Note that some people will try to tell you that the weak interaction isn't properly a "force." They're wrong, but the approximation is useful, because the interaction is, to use the unfortunately punny technical term, much weaker or feebler than electromagnetism or the strong interaction.

- 89,569
-
That all Standard Model particles participate in the weak interaction is only true if by 'particle' you mean 'mass eigenstate'. This is not a very good way of talking about the SM, which is really clearly formulated using Weyl fermions. The crucial thing about the weak interaction is that it is chiral---only the 'left-handed' quarks and leptons interact via the weak interaction. This is only 8/15 of the degrees of freedom in each generation, not all of them. – SethK Dec 31 '23 at 10:23
-
That's correct for the charged current.
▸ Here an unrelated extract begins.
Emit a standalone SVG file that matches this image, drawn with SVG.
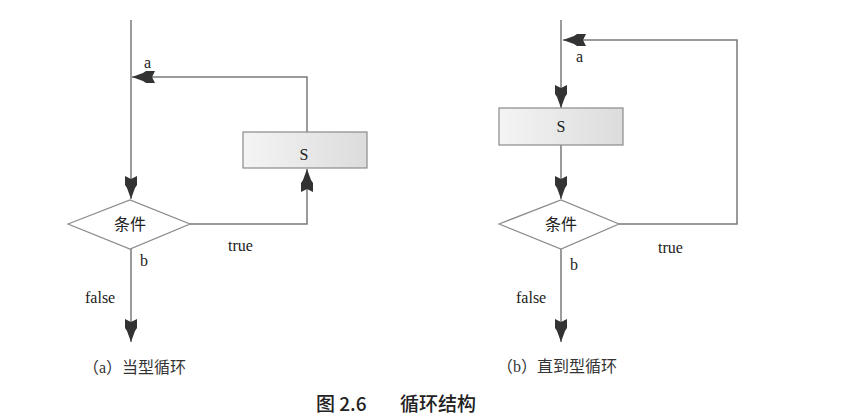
<svg xmlns="http://www.w3.org/2000/svg" width="842" height="420" viewBox="0 0 842 420">
<style>
.ln{fill:none;stroke:#7a7a7a;stroke-width:1.5}
.box{fill:url(#g);stroke:#8a8a8a;stroke-width:1.2}
.dia{fill:#fff;stroke:#8a8a8a;stroke-width:1.2}
.t{font-family:"Liberation Serif","Noto Sans CJK SC",serif;font-size:16px;fill:#222}
.c{font-family:"Liberation Serif","Noto Sans CJK SC",serif;font-size:16px;fill:#333}
.title{font-family:"Noto Sans CJK SC",sans-serif;font-size:19px;font-weight:500;fill:#222}
</style>
<defs>
<linearGradient id="g" x1="0" y1="0" x2="1" y2="0">
<stop offset="0" stop-color="#f4f4f4"/><stop offset="1" stop-color="#dcdcdc"/>
</linearGradient>
<marker id="ar" markerUnits="userSpaceOnUse" markerWidth="26" markerHeight="14" viewBox="-24 -7 26 14" refX="0" refY="0" orient="auto">
<path d="M0,0 L-11,-4 L-14,-6 L-23,-6 L-20,0 L-23,6 L-14,6 L-11,4 Z" fill="#333"/>
</marker>
</defs>
<rect width="842" height="420" fill="#fff"/>
<g id="connectors">
<path class="ln" d="M131,20 V199" marker-end="url(#ar)"/>
<path class="ln" d="M131,249 V342" marker-end="url(#ar)"/>
<path class="ln" d="M190,224 H307 V169" marker-end="url(#ar)"/>
<path class="ln" d="M307,132 V77 H132" marker-end="url(#ar)"/>
<path class="ln" d="M561,20 V108" marker-end="url(#ar)"/>
<path class="ln" d="M561,145 V199" marker-end="url(#ar)"/>
<path class="ln" d="M561,249 V342" marker-end="url(#ar)"/>
<path class="ln" d="M619,224 H737 V40 H563" marker-end="url(#ar)"/>
</g>
<g id="a-S"><rect class="box" x="243" y="132" width="124" height="36"/><text class="t" x="304" y="160" text-anchor="middle">S</text></g>
<g id="a-cond"><polygon class="dia" points="68,224 130,200 190,224 130,249"/><text class="t" x="130" y="230" text-anchor="middle">条件</text></g>
<g id="b-S"><rect class="box" x="499" y="108" width="124" height="37"/><text class="t" x="561" y="132" text-anchor="middle">S</text></g>
<g id="b-cond"><polygon class="dia" points="499,224 561,200 619,224 561,249"/><text class="t" x="561" y="230" text-anchor="middle">条件</text></g>
<g id="labels">
<text class="t" x="144" y="68">a</text>
<text class="t" x="228" y="251">true</text>
<text class="t" x="140" y="266">b</text>
<text class="t" x="85" y="303">false</text>
<text class="c" x="83" y="373">（a）当型循环</text>
<text class="t" x="576" y="62">a</text>
<text class="t" x="658" y="253">true</text>
<text class="t" x="570" y="270">b</text>
<text class="t" x="516" y="303">false</text>
<text class="c" x="497" y="372">（b）直到型循环</text>
<text class="title" x="316" y="411">图 2.6</text>
<text class="title" x="400" y="411">循环结构</text>
</g>
</svg>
For the neutral current, the chiral projection operator $(1-\gamma^5)$ gets a $\sin^2\theta_W$ in it, so there is a nontrivial interaction between the right-handed fermions and the $Z$. In either case, fermion chirality is a little bit of a deep dive for this question about the first table in a textbook for high school students. – rob Jan 01 '24 at 15:13
This text book is really a shame. As you had detected correctly, the kaons feel also the weak force, e.g. in the decay mode $K^+ \to \mu^+ \nu_\mu$ being mediated by the exchange of a virtual $W^+$ boson. But this is not the only error in this table. Also the pions interact weakly, in particular the dominant decay mode of the charged pion, $\pi^+ \to \mu^+ \nu_\mu$, is a weak decay. It is also not correct that the neutral pion does not feel the electromagnetic interaction (as suggested in the table), as it decays electromagnetically via $\pi^0 \to \gamma \gamma$. Also the neutron can interact with the electromagnetic field via its magnetic moment.